- Short exercise -
Each line that holds the word "chart" counts once; report how many lines do so and nothing else.

--- BEGIN Dataset section ---

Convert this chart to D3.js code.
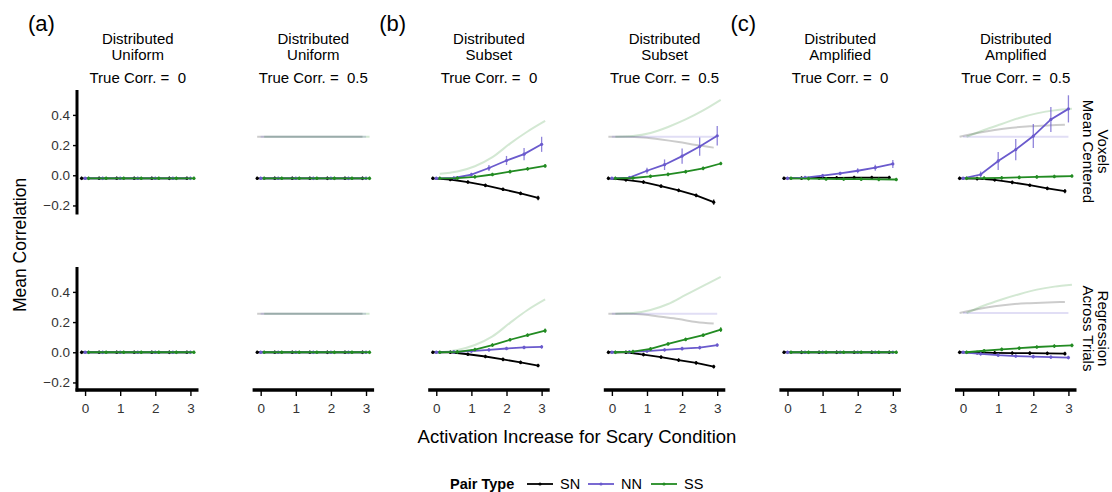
<!DOCTYPE html>
<html>
<head>
<meta charset="utf-8">
<script src="https://cdn.jsdelivr.net/npm/d3@7"></script>
<style>
  html, body { margin: 0; padding: 0; background: #fff; }
  svg text { font-family: "Liberation Sans", Arial, Helvetica, sans-serif; }
</style>
</head>
<body>
<svg id="chart" width="1112" height="492"></svg>
<script>
// Activation steps on the x axis
const steps = [0, 0.5, 1, 1.5, 2, 2.5, 3];
const xTicks = [0, 1, 2, 3];
const yTicks = [-0.2, 0, 0.2, 0.4];

// Facet columns
const colTitles = [
  ["Distributed", "Uniform"], ["Distributed", "Uniform"],
  ["Distributed", "Subset"], ["Distributed", "Subset"],
  ["Distributed", "Amplified"], ["Distributed", "Amplified"]
];
const trueCorr = ["0", "0.5", "0", "0.5", "0", "0.5"];
const groupTags = ["(a)", null, "(b)", null, "(c)", null];

// Facet rows
const rowTitles = [["Voxels", "Mean Centered"], ["Regression", "Across Trials"]];

// Pair types
const pairTypes = ["SN", "NN", "SS"];
const pairColors = ["#000000", "#6A5ACD", "#228B22"];
const pairDodge = [-0.1, 0, 0.1];

const Z = [-0.02, -0.02, -0.02, -0.02, -0.02, -0.02, -0.02];
const O = [0, 0, 0, 0, 0, 0, 0];

// Row 1: voxels, mean centered — mean correlations per column
const voxSN = [
  Z, Z,
  [-0.02, -0.028, -0.045, -0.067, -0.093, -0.12, -0.15],
  [-0.02, -0.03, -0.045, -0.072, -0.1, -0.133, -0.178],
  [-0.02, -0.019, -0.018, -0.017, -0.016, -0.015, -0.015],
  [-0.02, -0.022, -0.03, -0.047, -0.066, -0.087, -0.105]
];
const voxNN = [
  Z, Z,
  [-0.02, -0.018, 0.005, 0.048, 0.098, 0.14, 0.205],
  [-0.02, -0.016, 0.03, 0.07, 0.127, 0.19, 0.262],
  [-0.02, -0.015, -0.003, 0.012, 0.03, 0.05, 0.075],
  [-0.02, 0.005, 0.095, 0.17, 0.26, 0.37, 0.44]
];
const voxSS = [
  Z, Z,
  [-0.02, -0.019, -0.01, 0.005, 0.024, 0.043, 0.062],
  [-0.02, -0.018, -0.007, 0.006, 0.024, 0.046, 0.078],
  [-0.02, -0.022, -0.024, -0.025, -0.026, -0.027, -0.028],
  [-0.02, -0.019, -0.017, -0.014, -0.011, -0.008, -0.005]
];

// Row 1: standard errors
const e0 = [0.002, 0.002, 0.002, 0.002, 0.002, 0.002, 0.002];
const voxSNerr = [
  e0, e0,
  [0.002, 0.004, 0.006, 0.008, 0.01, 0.012, 0.015],
  [0.002, 0.004, 0.006, 0.008, 0.01, 0.013, 0.017],
  e0,
  [0.002, 0.004, 0.006, 0.008, 0.01, 0.012, 0.014]
];
const voxNNerr = [
  e0, e0,
  [0.002, 0.005, 0.01, 0.02, 0.03, 0.04, 0.05],
  [0.002, 0.008, 0.02, 0.035, 0.05, 0.06, 0.065],
  [0.002, 0.004, 0.008, 0.012, 0.016, 0.02, 0.027],
  [0.003, 0.02, 0.06, 0.07, 0.08, 0.083, 0.09]
];
const voxSSerr = [
  e0, e0,
  [0.002, 0.003, 0.004, 0.005, 0.006, 0.008, 0.01],
  [0.002, 0.003, 0.004, 0.005, 0.006, 0.008, 0.01],
  e0, e0
];

// Row 1: underlying true correlations
const F = [0.255, 0.255, 0.255, 0.255, 0.255, 0.255, 0.255];
const voxTrueSN = [null, F, null,
  [0.255, 0.255, 0.25, 0.237, 0.22, 0.2, 0.183], null,
  [0.255, 0.28, 0.3, 0.315, 0.325, 0.33, 0.335]];
const voxTrueNN = [null, F, null, F, null, F];
const voxTrueSS = [null, F,
  [0.01, 0.025, 0.06, 0.12, 0.21, 0.29, 0.36],
  [0.255, 0.26, 0.28, 0.32, 0.37, 0.43, 0.5], null,
  [0.255, 0.3, 0.34, 0.38, 0.41, 0.43, 0.44]];

// Row 2: regression across trials — mean correlations per column
const regSN = [
  O, O,
  [0, 0, -0.013, -0.028, -0.047, -0.067, -0.088],
  [0, 0, -0.015, -0.032, -0.052, -0.07, -0.095],
  O,
  [0, -0.002, -0.004, -0.005, -0.006, -0.007, -0.009]
];
const regNN = [
  O, O,
  [0, 0.002, 0.008, 0.016, 0.025, 0.032, 0.036],
  [0, 0.002, 0.008, 0.016, 0.024, 0.031, 0.048],
  O,
  [0, -0.01, -0.019, -0.025, -0.029, -0.032, -0.035]
];
const regSS = [
  O, O,
  [0, 0.003, 0.018, 0.048, 0.083, 0.113, 0.143],
  [0, 0.004, 0.022, 0.055, 0.085, 0.113, 0.15],
  O,
  [0, 0.01, 0.019, 0.027, 0.035, 0.041, 0.046]
];

// Row 2: standard errors
const regSNerr = [e0, e0,
  [0.002, 0.003, 0.004, 0.005, 0.006, 0.007, 0.008],
  [0.002, 0.003, 0.004, 0.005, 0.006, 0.007, 0.008], e0, e0];
const regNNerr = [e0, e0,
  [0.002, 0.003, 0.004, 0.005, 0.006, 0.007, 0.008],
  [0.002, 0.003, 0.004, 0.005, 0.006, 0.007, 0.009], e0, e0];
const regSSerr = [e0, e0,
  [0.002, 0.004, 0.006, 0.008, 0.01, 0.012, 0.015],
  [0.002, 0.004, 0.006, 0.008, 0.01, 0.012, 0.015], e0,
  [0.002, 0.002, 0.003, 0.003, 0.004, 0.004, 0.005]];

// Row 2: underlying true correlations
const G = [0.256, 0.256, 0.256, 0.256, 0.256, 0.256, 0.256];
const regTrueSN = [null, G, null,
  [0.256, 0.255, 0.25, 0.235, 0.22, 0.2, 0.19], null,
  [0.26, 0.285, 0.305, 0.318, 0.325, 0.33, 0.333]];
const regTrueNN = [null, G, null, G, null,
  [0.26, 0.26, 0.26, 0.26, 0.26, 0.26, 0.26]];
const regTrueSS = [null, G,
  [0, 0.015, 0.048, 0.105, 0.195, 0.28, 0.35],
  [0.256, 0.26, 0.28, 0.32, 0.38, 0.44, 0.5], null,
  [0.26, 0.31, 0.35, 0.385, 0.415, 0.435, 0.447]];

const rowMeans = [[voxSN, voxNN, voxSS], [regSN, regNN, regSS]];
const rowErrs = [[voxSNerr, voxNNerr, voxSSerr], [regSNerr, regNNerr, regSSerr]];
const rowTrue = [[voxTrueSN, voxTrueNN, voxTrueSS], [regTrueSN, regTrueNN, regTrueSS]];

// ---- layout ----
const svg = d3.select("#chart");
const panelW = 121.5, colStep = 175.6, firstLeft = 77;
const rowTop = [90, 267], panelH = 123;
const stripFont = 15, tickFont = 13.5;

const x = d3.scaleLinear().domain([-0.23, 3.23]).range([0, panelW]);
const y = d3.scaleLinear().domain([-0.25, 0.565]).range([panelH, 0]);

const line = d3.line().x(d => x(d[0])).y(d => y(d[1]));
const smooth = d3.line().curve(d3.curveMonotoneX).x(d => x(d[0])).y(d => y(d[1]));

for (let r = 0; r < 2; r++) {
  for (let c = 0; c < 6; c++) {
    const g = svg.append("g")
      .attr("transform", `translate(${firstLeft + c * colStep},${rowTop[r]})`);

    // faint true-correlation curves
    for (let k = 0; k < 3; k++) {
      const t = rowTrue[r][k][c];
      if (!t) continue;
      g.append("path")
        .datum(steps.map((s, i) => [s + pairDodge[k], t[i]]))
        .attr("d", smooth)
        .attr("fill", "none")
        .attr("stroke", pairColors[k])
        .attr("stroke-opacity", 0.2)
        .attr("stroke-width", 2);
    }

    // observed mean correlations with error bars
    for (let k = 0; k < 3; k++) {
      const m = rowMeans[r][k][c];
      const e = rowErrs[r][k][c];
      const pts = steps.map((s, i) => [s + pairDodge[k], m[i], e[i]]);
      g.append("path")
        .datum(pts)
        .attr("d", line)
        .attr("fill", "none")
        .attr("stroke", pairColors[k])
        .attr("stroke-width", 1.8);
      g.selectAll(null).data(pts).enter().append("line")
        .attr("x1", d => x(d[0])).attr("x2", d => x(d[0]))
        .attr("y1", d => y(d[1] - Math.max(d[2], 0.012)))
        .attr("y2", d => y(d[1] + Math.max(d[2], 0.012)))
        .attr("stroke", pairColors[k])
        .attr("stroke-opacity", k === 1 ? 0.75 : 0.9)
        .attr("stroke-width", 1.3);
      g.selectAll(null).data(pts).enter().append("circle")
        .attr("cx", d => x(d[0])).attr("cy", d => y(d[1]))
        .attr("r", 1.6)
        .attr("fill", pairColors[k]);
    }

    // y axis on the first column
    if (c === 0) {
      const ya = g.append("g")
        .call(d3.axisLeft(y).tickValues(yTicks).tickSize(4).tickPadding(3)
          .tickFormat(d3.format(".1f")));
      ya.select(".domain").remove();
      ya.selectAll(".tick line").attr("stroke-width", 1.4);
      ya.selectAll(".tick text").attr("font-size", tickFont).attr("fill", "#333")
        .text(d => d3.format(".1f")(d).replace("-", "\u2212"));
      g.append("line")
        .attr("x1", 0).attr("x2", 0)
        .attr("y1", 0).attr("y2", panelH + 1.5)
        .attr("stroke", "#000").attr("stroke-width", 3);
    }

    // x axis on the bottom row
    if (r === 1) {
      const xa = g.append("g")
        .attr("transform", `translate(0,${panelH})`)
        .call(d3.axisBottom(x).tickValues(xTicks).tickSize(6).tickPadding(7)
          .tickFormat(d3.format("d")));
      xa.select(".domain").remove();
      xa.selectAll(".tick line").attr("stroke-width", 1.4);
      xa.selectAll(".tick text").attr("font-size", tickFont).attr("fill", "#333");
      g.append("line")
        .attr("x1", c === 0 ? -1.5 : 0).attr("x2", panelW)
        .attr("y1", panelH).attr("y2", panelH)
        .attr("stroke", "#000").attr("stroke-width", 3.5);
    }

    // column strips
    if (r === 0) {
      const cx = panelW / 2;
      g.append("text").attr("x", cx).attr("y", 44 - rowTop[0])
        .attr("text-anchor", "middle").attr("font-size", stripFont).text(colTitles[c][0]);
      g.append("text").attr("x", cx).attr("y", 60 - rowTop[0])
        .attr("text-anchor", "middle").attr("font-size", stripFont).text(colTitles[c][1]);
      g.append("text").attr("x", cx).attr("y", 83 - rowTop[0])
        .attr("text-anchor", "middle").attr("font-size", stripFont)
        .style("white-space", "pre")
        .text("True Corr. =  " + trueCorr[c]);
      if (groupTags[c]) {
        g.append("text").attr("x", -49).attr("y", 31 - rowTop[0])
          .attr("font-size", 22).text(groupTags[c]);
      }
    }

    // row strips, reading top to bottom
    if (c === 5) {
      const sg = g.append("g")
        .attr("transform", `translate(${1083 - (firstLeft + c * colStep)},${panelH / 2}) rotate(90)`);
      sg.append("text").attr("x", 0).attr("y", -15)
        .attr("text-anchor", "middle").attr("font-size", stripFont).text(rowTitles[r][0]);
      sg.append("text").attr("x", 0).attr("y", 0)
        .attr("text-anchor", "middle").attr("font-size", stripFont).text(rowTitles[r][1]);
    }
  }
}

// axis titles
svg.append("text")
  .attr("transform", `translate(26,245) rotate(-90)`)
  .attr("text-anchor", "middle").attr("font-size", 17.5)
  .text("Mean Correlation");
svg.append("text")
  .attr("x", 577).attr("y", 443)
  .attr("text-anchor", "middle").attr("font-size", 18.5)
  .text("Activation Increase for Scary Condition");

// legend
const lg = svg.append("g").attr("transform", "translate(450,484)");
lg.append("text").attr("x", 0).attr("y", 5)
  .attr("font-size", 14.5).attr("font-weight", "bold").text("Pair Type");
const keyX = [77, 138, 201];
pairTypes.forEach((p, k) => {
  const kg = lg.append("g").attr("transform", `translate(${keyX[k]},0)`);
  kg.append("line").attr("x1", 0).attr("x2", 26).attr("y1", 0).attr("y2", 0)
    .attr("stroke", pairColors[k]).attr("stroke-width", 1.8);
  kg.append("circle").attr("cx", 13).attr("cy", 0).attr("r", 1.6).attr("fill", pairColors[k]);
  kg.append("text").attr("x", 33).attr("y", 5).attr("font-size", 14.5).text(p);
});
</script>
</body>
</html>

--- END Dataset section ---

- Answer in full -
3